The Search Is Spiritual, but the Setting Is Plain

One of the sharpest lines in the song points toward service and humility. The lyric hints that some people think purity comes through being humble. That idea opens the song beyond a road-trip story and into a spiritual one.

Interpretation: Barangrill can be heard as a kind of enlightenment myth. The seeker wants a shortcut to truth. They hope someone at the counter, on the road, or near the register can name the way. But Mitchell keeps placing that desire in very ordinary spaces, as if to ask whether transcendence is being overcomplicated.

There is also a sly sense of self-awareness here. The song knows the search can become absurd. When the narrator laughs at how crazy it all is, Mitchell seems to admit that the hunger for one perfect answer may itself be the trap.

Faces, Mirrors, and Projection

A key part of the meaning of Barangrill Joni Mitchell is projection. The narrator keeps looking at strangers and imagining that they possess secret knowledge. But the song suggests those impressions are often reflections of desire.

Mitchell captures that with the image of her mirrors and your will. In simple terms, the seeker is seeing what they want to see. The waitress is thinking about breakfast and her boyfriend, not delivering enlightenment. The truck driver is not a guide either. He is described as bound to the same system as everyone else.

That does not make these people empty. It makes them human. Mitchell is careful and compassionate here. The song never mocks workers or everyday life. Instead, it questions the urge to turn other people into symbols just because the seeker feels lost.

The Gas Station Moment Changes the Song

The final verse may be the emotional center. At the gas pumps, a man sings in a warm, easy style, compared to Nat King Cole. He improvises a tune about the objects around him and his own job. It is not grand philosophy. It is just presence, charm, and personality.

That is why this scene matters so much. For once, the traveler is not only chasing the answer. They are briefly absorbed in a real human moment.
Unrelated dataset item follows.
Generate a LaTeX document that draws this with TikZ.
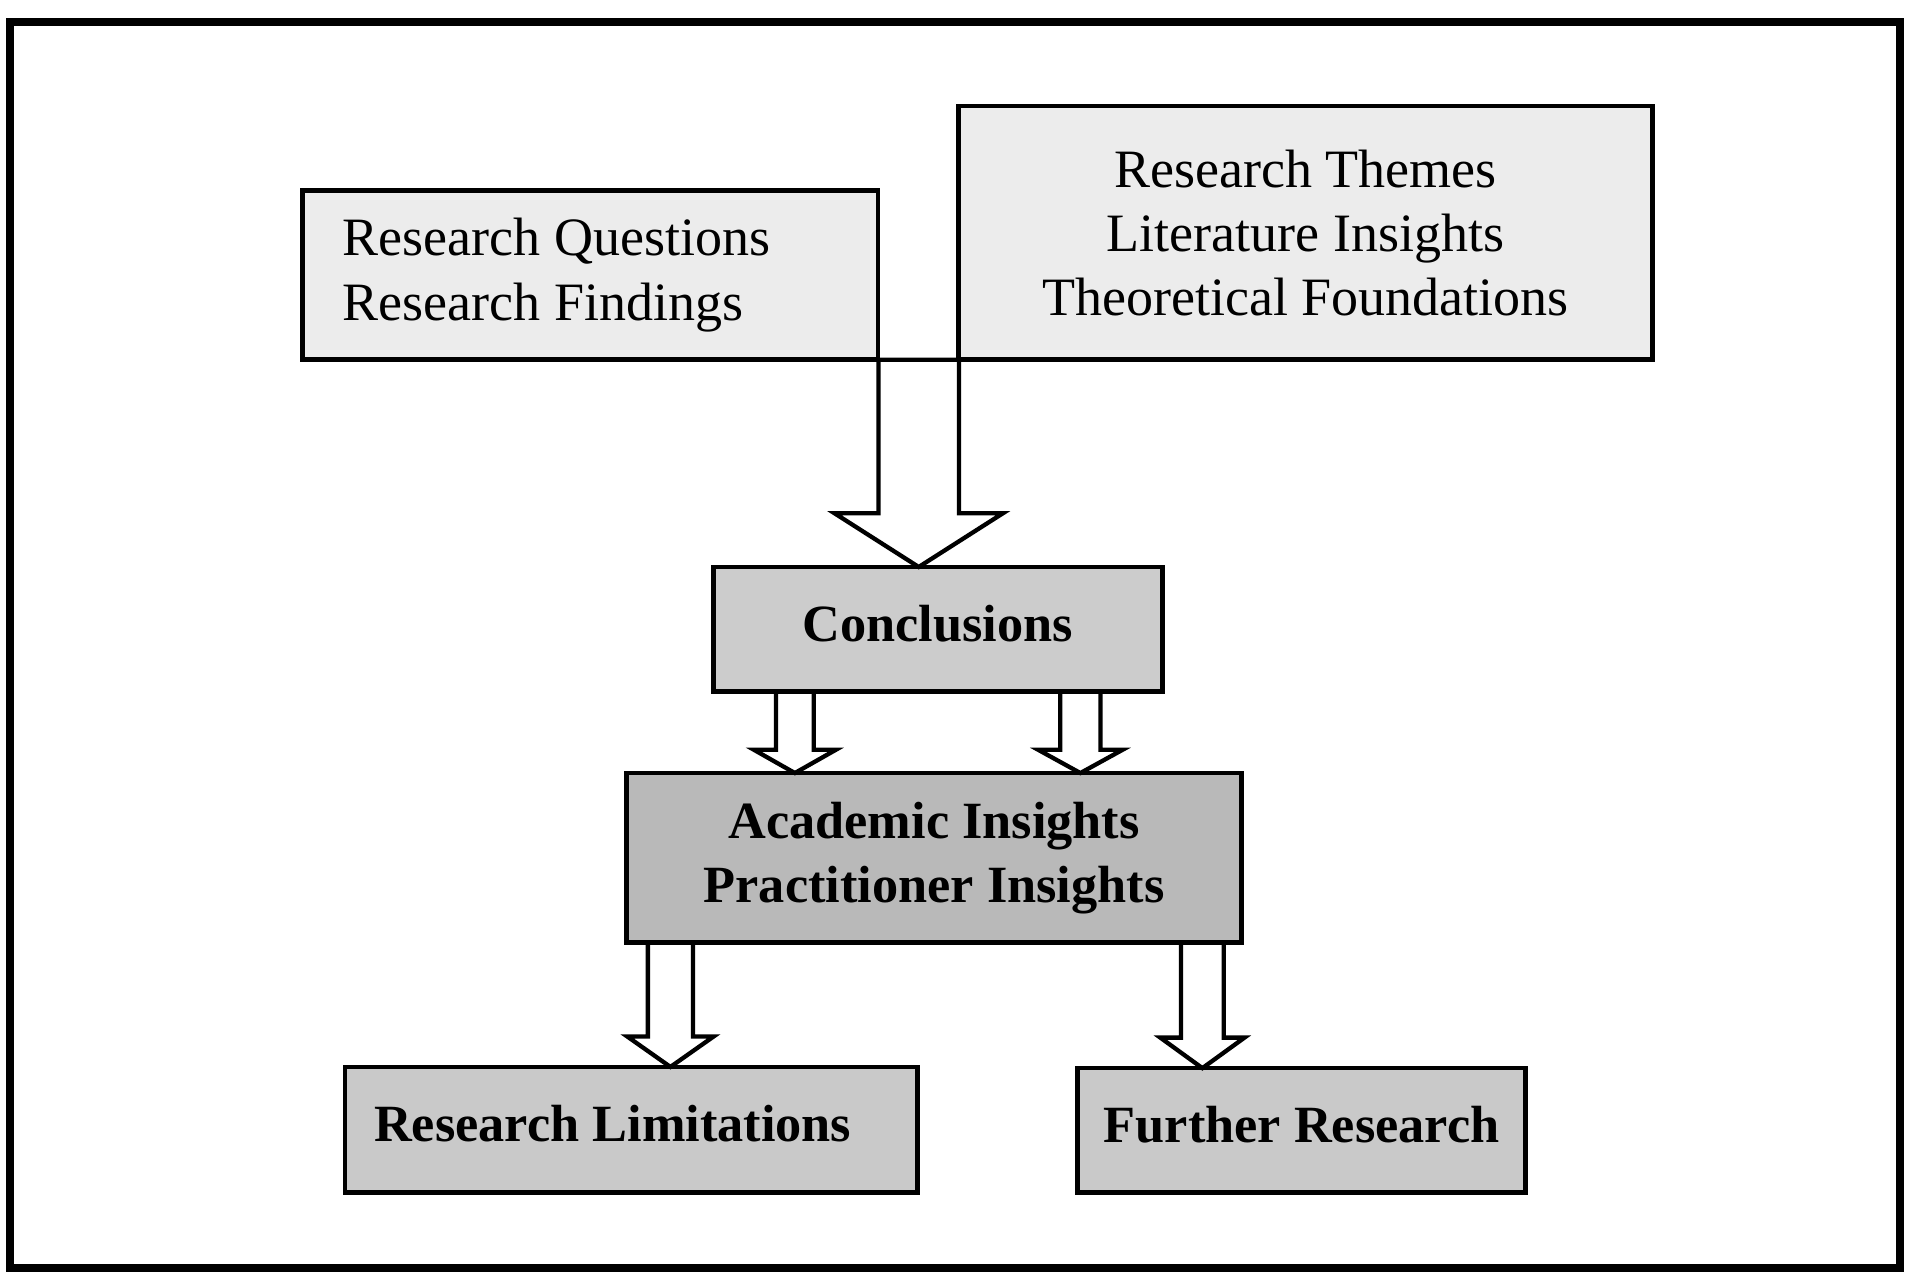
\documentclass[tikz,border=0pt]{standalone}
\usepackage{fontspec}
\setmainfont{Liberation Serif}
\usetikzlibrary{calc}

% hollow block arrow from the bottom of one box to the top of another
% #1 source node, #2 target node, #3 shaft left x, #4 shaft right x,
% #5 wing overhang, #6 head length
\newcommand\blockarrow[6]{%
  \draw[arrowline] let \p1=(#1.south), \p2=(#2.north) in
    (#3,\y1) -- (#3,{\y2+#6}) -- ({#3-#5},{\y2+#6})
    -- ({(#3+#4)/2},\y2)
    -- ({#4+#5},{\y2+#6}) -- (#4,{\y2+#6}) -- (#4,\y1) -- cycle;
}

\tikzset{
  frameline/.style={line width=1.8pt},
  box/.style={draw, line width=1.1pt, rectangle, inner ysep=0pt, outer sep=0pt},
  topbox/.style={box, fill=gray!15, font=\fontsize{12.6}{15}\selectfont},
  midbox/.style={box, font=\bfseries\fontsize{12.2}{15}\selectfont},
  arrowline/.style={line width=1pt, line join=miter},
}

\begin{document}
\begin{tikzpicture}[x=0.01cm, y=-0.01cm]
  \useasboundingbox (0,0) rectangle (1568,1046);
  \fill[white] (0,0) rectangle (1568,1046);

  % outer frame
  \draw[frameline] (8,18) rectangle (1558,1040);

  % source boxes
  \node[topbox, minimum height=1.39cm, text width=4.06cm, inner xsep=0.33cm,
        align=flush left] (rq) at (484,225.5)
        {Research Questions\\Research Findings};
  \node[topbox, minimum width=5.69cm, minimum height=2.08cm, align=center]
        (rt) at (1070.5,191)
        {Research Themes\\Literature Insights\\Theoretical Foundations};

  % conclusions and insights
  \node[midbox, fill=gray!40, minimum width=3.68cm, minimum height=1.02cm,
        text height=0.3cm, text depth=0.1cm] (concl) at (769,516) {Conclusions};
  \node[midbox, fill=gray!55, minimum width=5.04cm, minimum height=1.39cm,
        align=center] (acad) at (766,703.5)
        {Academic Insights\\Practitioner Insights};

  % outcome boxes
  \node[midbox, fill=gray!42, minimum height=1.03cm, text width=4.21cm,
        inner xsep=0.24cm, align=flush left, text height=0.3cm, text depth=0.1cm]
        (rl) at (517.5,926.5) {Research Limitations};
  \node[midbox, fill=gray!42, minimum width=3.67cm, minimum height=1.02cm,
        text height=0.3cm, text depth=0.1cm] (fr) at (1067.5,927) {Further Research};

  % connectors
  \blockarrow{rq}{concl}{7.20cm}{7.86cm}{0.36cm}{0.44cm}
  \blockarrow{concl}{acad}{6.36cm}{6.67cm}{0.18cm}{0.19cm}
  \blockarrow{concl}{acad}{8.69cm}{9.02cm}{0.18cm}{0.19cm}
  \blockarrow{acad}{rl}{5.31cm}{5.68cm}{0.17cm}{0.25cm}
  \blockarrow{acad}{fr}{9.68cm}{10.03cm}{0.17cm}{0.25cm}
\end{tikzpicture}
\end{document}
Mitchell says a longing gets filled, and the listener understands that the search pauses because something genuine has already happened.

In that sense, the song’s deepest twist is simple: the seeker forgets to ask for directions. That may be the closest they come to what they wanted all along.

How Joni Mitchell’s Style Deepens the Meaning

Mitchell wrote the song herself, and her writing style is central to its effect. She often mixed sharp visual detail with emotional ambiguity, especially in the mid-1970s, when her songs became more observational and jazz-influenced. "Barangrill" appears on For the Roses (Joni Mitchell official discography), an album often noted for its mix of intimacy, fame critique, and spiritual questioning.

The production helps the meaning land. The song has a loose, flowing feel rather than a hard-driving structure. That musical openness mirrors the drifting search in the lyrics. Instead of pushing toward a dramatic conclusion, the arrangement leaves space for uncertainty, which suits a song about looking for answers and never fully arriving.

So What Does Barangrill Finally Mean?

The most convincing reading is that Barangrill stands for a hoped-for state of arrival: peace, truth, purity, or inner rest. Yet Mitchell does not present that goal as something a stranger can hand over.

Interpretation: the song suggests that searching too hard can blind a person to the grace already around them. A waitress, a truck driver, a singer at the pumps: none of them know the road to paradise. Still, one of them offers a fleeting moment of connection, and that moment may be more real than the fantasy destination.

The Lasting Takeaway

That is why the meaning of Barangrill Joni Mitchell continues to resonate. It turns a simple question about directions into a subtle meditation on longing, projection, and the strange hope that someone else might know how to live.

Mitchell never forces a final answer. She leaves listeners with a richer uncertainty: maybe the place being sought does not exist as a destination at all.

Disclaimer: This interpretation is based on the song’s lyrics, themes, and known album context. As with many Joni Mitchell songs, different listeners may reasonably hear it in different ways.